I just can’t seem to shut up about my new iPad Mini. Clearly, I am totally taken with this technology. Thanks to my tablet I’m reading more. I’m catching up on blogs and checking out magazine articles and finishing actual books. I feel like I’m a hungry person, and my diet has just ended. I’m re-immersing myself in words. It’s wonderful, particularly as someone who writes for a living.
All of this time in front of the iPad raises a question, though – how green is it, exactly? I would assume that by reading e-books rather than paper books I’m saving the trees, which seems like a good thing. But it’s not that straightforward. Manufacturing a tablet has an environmental impact. So does packing it in a box and shipping it halfway around the world. So does plugging it in and charging it each night, and eventually disposing of it at the end of its life. When you compare a book with an e-book, you’re sort of comparing apples and oranges. You need to dig a little deeper.
Apparently the lifetime carbon footprint of an iPad 2 is 105kg. Undoubtedly the lifetime footprint of my mini is less. First of all, it’s smaller and therefore uses fewer materials. Second of all, power efficiency of most electronic devices is constantly improving. The carbon footprint of the first generation iPad was 130kg, as a case in point. But, for argument’s sake, let’s go with the 105kg number.

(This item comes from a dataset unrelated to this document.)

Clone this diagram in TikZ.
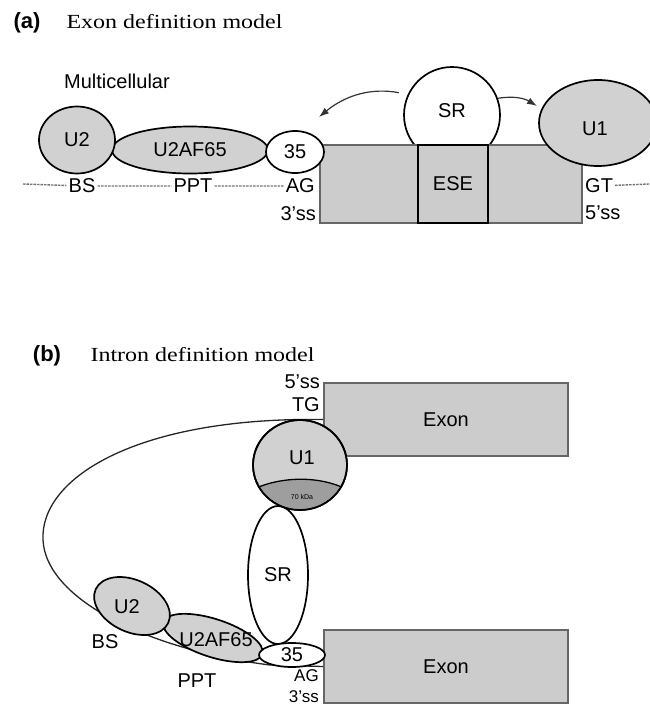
\documentclass[tikz,border=0pt]{standalone}
\usepackage{fontspec}
\setmainfont{Liberation Serif}
\setsansfont{Liberation Sans}
\newfontfamily\titlefont[FakeStretch=1.2]{Liberation Serif}
\usetikzlibrary{shapes.geometric,arrows.meta}
\newcommand{\lblfont}{\sffamily\fontsize{20}{22}\selectfont}
\newcommand{\smlblfont}{\sffamily\fontsize{17}{19}\selectfont}
\definecolor{blobgray}{gray}{0.82}
\definecolor{exongray}{gray}{0.80}
\definecolor{capgray}{gray}{0.62}
\tikzset{
  blob/.style={ellipse, draw=black, line width=1.7pt, inner sep=0pt, font=\lblfont},
  exonbox/.style={rectangle, draw=black!60, line width=1.6pt, fill=exongray, inner sep=0pt, font=\lblfont},
  lbl/.style={font=\lblfont, inner sep=2pt},
  intron/.style={draw=black!55, line width=1.4pt, dash pattern=on 2.5pt off 1pt},
  loopline/.style={draw=black!85, line width=1.3pt},
  flow/.style={-{Latex[length=10pt,width=7pt]}, line width=1.2pt, draw=black!80},
  paneltag/.style={font=\sffamily\bfseries\fontsize{22}{24}\selectfont, anchor=base},
  paneltitle/.style={font=\titlefont\fontsize{20}{24}\selectfont, anchor=base west}
}
\begin{document}
\begin{tikzpicture}[x=1pt,y=-1pt]
\useasboundingbox (0,0) rectangle (649,707);

% (a) exon definition
\node[paneltag] (tagA) at (27,28) {(a)};
\node[paneltitle] (titleA) at (63,28) {Exon definition model};
\node[lbl] (multi) at (117,81) {Multicellular};

\node[blob, fill=white, minimum width=96pt, minimum height=96pt] (SRa) at (452,115) {};
\node[lbl] at (452,111) {SR};
\node[exonbox, minimum width=262pt, minimum height=78pt] (exonA) at (451,184) {};
\node[exonbox, draw=black, minimum width=70pt, minimum height=78pt] (ESE) at (453,184) {ESE};
\node[blob, fill=blobgray, minimum width=118pt, minimum height=86pt] (U1a) at (598,123) {};
\node[lbl] at (595,129) {U1};

\node[blob, fill=blobgray, minimum width=156pt, minimum height=47pt] (U2AFa) at (190,150) {U2AF65};
\node[blob, fill=blobgray, minimum width=76pt, minimum height=67pt] (U2a) at (77,140) {U2};
\node[blob, fill=white, minimum width=58pt, minimum height=42pt] (a35) at (295,152) {35};

\node[lbl] (BSa) at (82,186) {BS};
\node[lbl] (PPTa) at (193,186) {PPT};
\node[lbl, anchor=east] (AGa) at (317,186) {AG};
\node[lbl, anchor=east] (ssA3) at (318,214) {3’ss};
\node[lbl, anchor=west] (GTa) at (583,186) {GT};
\node[lbl, anchor=west] (ssA5) at (583,213) {5’ss};

\coordinate (inA) at (23,184);
\coordinate (outA) at (649,184);
\draw[intron] (inA) -- (BSa) -- (PPTa) -- (AGa);
\draw[intron] (GTa) -- (outA);

\coordinate (tipL) at (319,117);
\coordinate (tipR) at (537,106);
\draw[flow, shorten <=9pt] (SRa.155) to[bend right=25] (tipL);
\draw[flow] (SRa.20) to[bend left=20] (tipR);

% (b) intron definition
\node[paneltag] (tagB) at (47,361) {(b)};
\node[paneltitle] (titleB) at (87,361) {Intron definition model};

\node[exonbox, minimum width=244pt, minimum height=73pt] (exonT) at (446,419.5) {Exon};
\node[exonbox, minimum width=244pt, minimum height=73pt] (exonB) at (446,666.5) {Exon};

\draw[loopline] (exonT.west) -- (300,419.5)
  .. controls (130,422) and (40,480) .. (43,540)
  .. controls (46,600) and (150,650) .. (270,665) -- (exonB.west);

\node[blob, fill=white, minimum width=60pt, minimum height=138pt] (SRb) at (278,575) {SR};

\node[blob, fill=blobgray, minimum width=94pt, minimum height=90pt] (U1b) at (300,465) {};
\begin{scope}
  \clip (U1b.center) ellipse [x radius=46pt, y radius=44pt];
  \fill[capgray] (254,489) .. controls (282,476) and (320,476) .. (346,489) -- (346,520) -- (254,520) -- cycle;
  \draw[line width=1.3pt] (254,489) .. controls (282,476) and (320,476) .. (346,489);
\end{scope}
\draw[line width=1.7pt] (U1b.center) ellipse [x radius=47pt, y radius=45pt];
\node[lbl] (U1lbl) at (302,458) {U1};
\node[font=\sffamily\fontsize{7}{8}\selectfont, inner sep=0pt] (kda) at (302,497) {70 kDa};

\node[blob, fill=blobgray, rotate=-18, minimum width=104pt, minimum height=38pt] (U2AFb) at (213,638) {};
\node[lbl] (U2AFlbl) at (216,640) {U2AF65};
\node[blob, fill=blobgray, rotate=-25, minimum width=80pt, minimum height=52pt] (U2b) at (132,606) {};
\node[lbl] (U2lbl) at (127,607) {U2};
\node[blob, fill=white, minimum width=66pt, minimum height=24pt] (b35) at (292,655) {35};

\node[lbl] (BSb) at (105,642) {BS};
\node[lbl] (PPTb) at (197,681) {PPT};
\node[lbl, font=\smlblfont, anchor=east, inner sep=1pt] (AGb) at (320,676) {AG};
\node[lbl, font=\smlblfont, anchor=east, inner sep=1pt] (ssB3) at (320,697) {3’ss};
\node[lbl, anchor=east] (ssB5) at (322,382) {5’ss};
\node[lbl, anchor=east] (TGb) at (322,405) {TG};
\end{tikzpicture}
\end{document}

The production of a single book generates 7.5kg of carbon dioxide. This means that, if you’re buying new books, one tablet consumes as much carbon dioxide as 14 paper books. Other estimates say that you need to read 23 new books a year before the two are equivalent. Given that I’ve finished 10 e-books already, I’m definitely on my way to justifying my tablet. However, there are two mitigating factors to consider here:
- I likely would not be reading as many paper books, so it’s not a fair comparison.

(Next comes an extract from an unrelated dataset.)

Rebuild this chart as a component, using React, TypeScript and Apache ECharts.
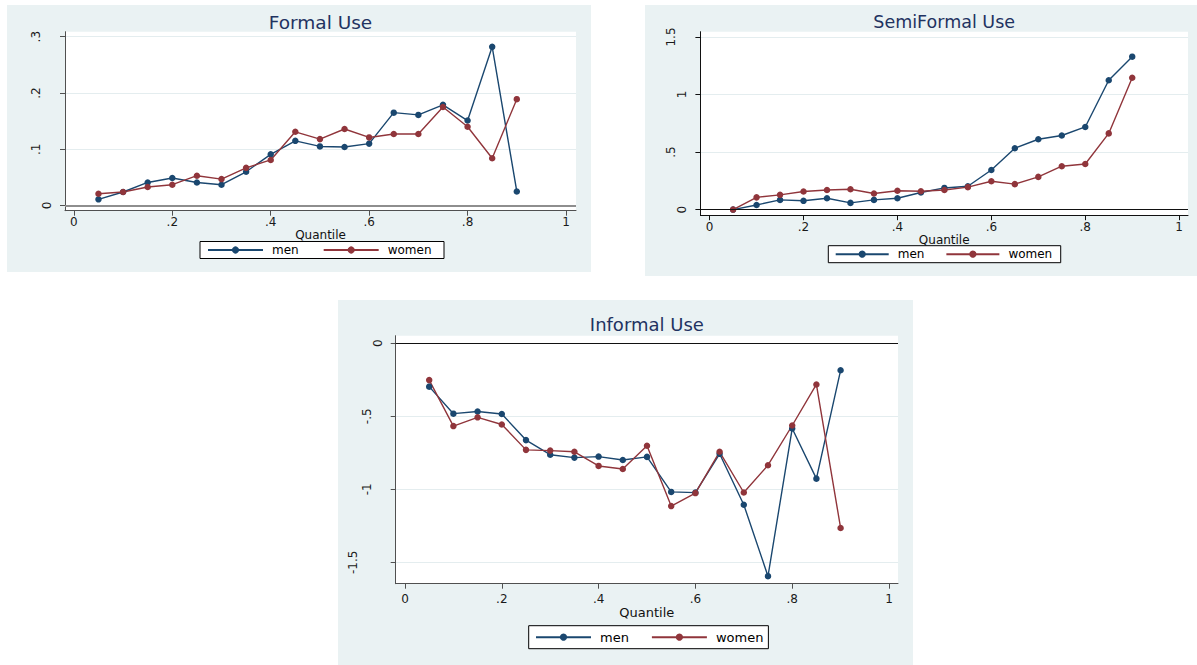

- I would likely not be buying all of my paper books new from the bookstore.
On top of that, you need to consider factors beyond the carbon footprint of your reading material. For instance, what chemicals are used to manufacture it, and what are your fingers coming into contact with when you hold it? Apple is trying to be green in this regard. Its LCD display is mercury-free, and its display glass is arsenic-free. The device doesn’t contain brominated flame retardants or PVC. But that doesn’t mean that it’s completely free of any questionable chemicals. Books aren’t either, though. The ink used in printing releases volatile organic compounds. Chemicals are used in the production of paper, as well.
We also need to remember that many tablet users, like me, don’t just read books on their devices. They surf the internet, update social media, check email, and so on. More and more, instead of sitting down at a computer, we’re using some kind of portable device. From an energy standpoint, it’s better to use a smaller device than a bigger one. If we ditch clunky desktop computers for tablets, and we keep the tablets for several years, we’re probably coming out ahead. If, instead, we just add the iPad to our growing collection of electronic devices, and ditch it as soon as the next version comes along, that’s not so great.
The long and short of it is that my iPad Mini could be very green, depending on how I use it. But to be perfectly honest, I mostly just enjoy it. I like that I’m reading more, so even if I can’t directly calculate the impact on my carbon footprint, I can see the impact on my lifestyle. And I can see that if, for instance, I start shifting more of my reading to the tablet that I already own, I can maximize the positive benefits for the environment. Call it justification, but the thought makes me happy.
Does the environmental impact of reading a book vs. reading an e-book sway your decision? And do you think that a tablet is actually the greener way to go? I’d love to hear your thoughts!